I wrote before that St. Barack of Chicago was likely to disappoint because expectations for this president were so high. And inevitably he has.

The divide isn’t just split along income lines, but there are generational fault lines in different countries, e.g. Canada and Greece:

And - as the youths wearing pig's head masks on the demo today were keen to point out - there are young people like them all across Southern Europe. Longer term it's a contagious youth unrest from Thessaloniki to Lisbon that Europe's leaders may have to watch out for: "The PIGS fight back," said the banners today.

Instead of a straight class divide this crisis has fuelled a more complicated generational one: older workers have been poor before and, some of them will privately admit, can survive being poor again. But for those in their early 20s to see all the aspirations fostered during the noughties cancelled indefinitely is a pretty hard pill to swallow.


Political extremism = Market volatility
Meanwhile, more and more states are getting into trouble, services get cut, taxes rise and the risks of populist social backlashes continue to rise. Consider this example of what happens when politics get polarized under economic stress.

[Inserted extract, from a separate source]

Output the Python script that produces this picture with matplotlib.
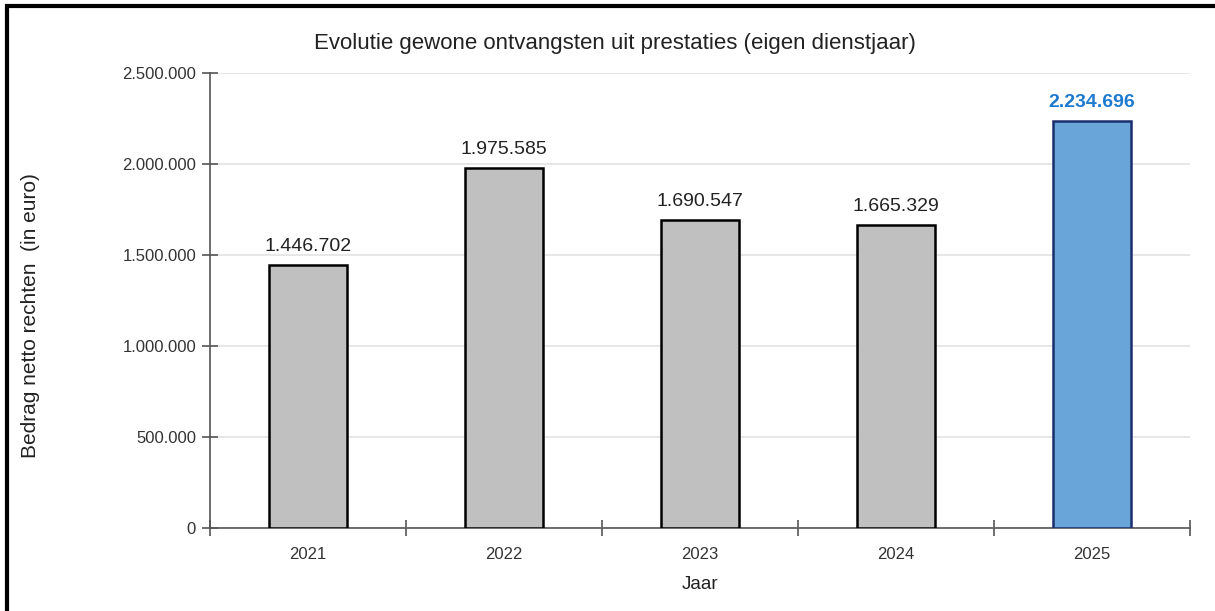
import matplotlib.pyplot as plt
from matplotlib.patches import Rectangle
import numpy as np

plt.rcParams['font.family'] = ['Liberation Sans', 'DejaVu Sans']

years = ['2021', '2022', '2023', '2024', '2025']
values = [1446702, 1975585, 1690547, 1665329, 2234696]
labels = ['1.446.702', '1.975.585', '1.690.547', '1.665.329', '2.234.696']
yticks = [0, 500000, 1000000, 1500000, 2000000, 2500000]
ytick_labels = ['0', '500.000', '1.000.000', '1.500.000', '2.000.000', '2.500.000']

fig = plt.figure(figsize=(12.15, 6.11), dpi=100)
ax = fig.add_axes([0.1728, 0.1358, 0.8066, 0.7447])

x = np.arange(len(years))
face = ['#c0c0c0'] * 4 + ['#6aa5da']
edge = ['#000000'] * 4 + ['#1a2f6e']
ax.bar(x, values, width=0.4, color=face, edgecolor=edge, linewidth=1.8, zorder=3)

for i, (v, lab) in enumerate(zip(values, labels)):
    if i == len(values) - 1:
        ax.text(i, v + 55000, lab, ha='center', va='bottom', fontsize=14,
                color='#1f7bd0', fontweight='bold')
    else:
        ax.text(i, v + 55000, lab, ha='center', va='bottom', fontsize=14,
                color='#222222')

ax.set_xlim(-0.5, 4.5)
ax.set_ylim(0, 2500000)
ax.set_yticks(yticks)
ax.set_yticklabels(ytick_labels)
ax.set_xticks(x)
ax.set_xticklabels(years)
ax.set_xticks(np.arange(-0.5, 5, 1), minor=True)
ax.tick_params(axis='x', which='major', length=0, pad=14, labelsize=12, colors='#333333')
ax.tick_params(axis='x', which='minor', direction='inout', length=12, width=1.2, color='#555555')
ax.tick_params(axis='y', direction='inout', length=12, width=1.2, color='#555555',
               labelsize=12, labelcolor='#333333', pad=4)

ax.grid(axis='y', color='#e3e3e3', linewidth=1.2, zorder=0)
for s in ['top', 'right']:
    ax.spines[s].set_visible(False)
for s in ['left', 'bottom']:
    ax.spines[s].set_color('#555555')
    ax.spines[s].set_linewidth(1.2)

fig.text(615 / 1215, 1 - 44 / 611,
         'Evolutie gewone ontvangsten uit prestaties (eigen dienstjaar)',
         ha='center', va='center', fontsize=16, color='#222222')
ax.set_xlabel('Jaar', fontsize=13.5, color='#222222', labelpad=10)
fig.text(31 / 1215, 1 - 316 / 611, 'Bedrag netto rechten  (in euro)', rotation=90,
         ha='center', va='center', fontsize=15, color='#222222')

# outer frame (left and top edges visible)
fig.patches.append(Rectangle((7 / 1215, -0.05), 1.1, 1 - 6 / 611 + 0.05,
                             transform=fig.transFigure, fill=False,
                             edgecolor='black', linewidth=3))

fig.savefig('out.png', dpi=100)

Todd Harrison of Minyanville put it aptly [emphasis mine]:
Trust, credibility and faith are integral elements of financial stability. Perception is reality. It's not what is; it's what's perceived to be. Social mood and risk appetites shape the tape. These axioms should remain on our radar as we, the people, edge ahead.
David Merkel of Aleph Blog echoed similar sentiments recently, “Just be aware that sovereign volatility has negative impacts on asset prices.”


Addendum: I had a reader comment complaining about how I compared George Washington to Osama bin Laden and asking whether Cam stands for camedian. I believe that I published that comment but unfortunately the comment got lost and I apologize.

In reply to that comment, consider the following scenario:
A guerrilla sympathizer finds out that government troops are about to raid the town where he is living. The sympathizer then runs around the town to rally the other fighters to assemble and confront the government troops. Remember that these guerrillas don’t wear uniforms and melt into the population. In a conventional war, captured non-uniformed combatants are regarded as spies and not accorded the niceties of the Geneva Convention.

Would that sympathizer be labelled a terrorist? If he is a terrorist, would you consider the head of his movement to be a terrorist?

Now consider the famous ride of Paul Revere and draw your own conclusions.
One man’s patriot is another’s terrorist.

3 comments:

dixie_flyer said...

the neocons have hijacked the tea party!

Kieran McCarthy said...

It's disappointing to see a movement that has broad-based appeal (a movement aimed at bringing government deficits to sustainable levels) get co-opted by bigoted extremists like Tancredo and dangerous, charismatic nitwits like Palin. The day they gain real power in the US is the day I join you in Canada.

keithpiccirillo said...

Last night on the Charlie Rose show, guest David Brooks expanded upon his usual short stints and very effectively explained his version of why Obama is struggling.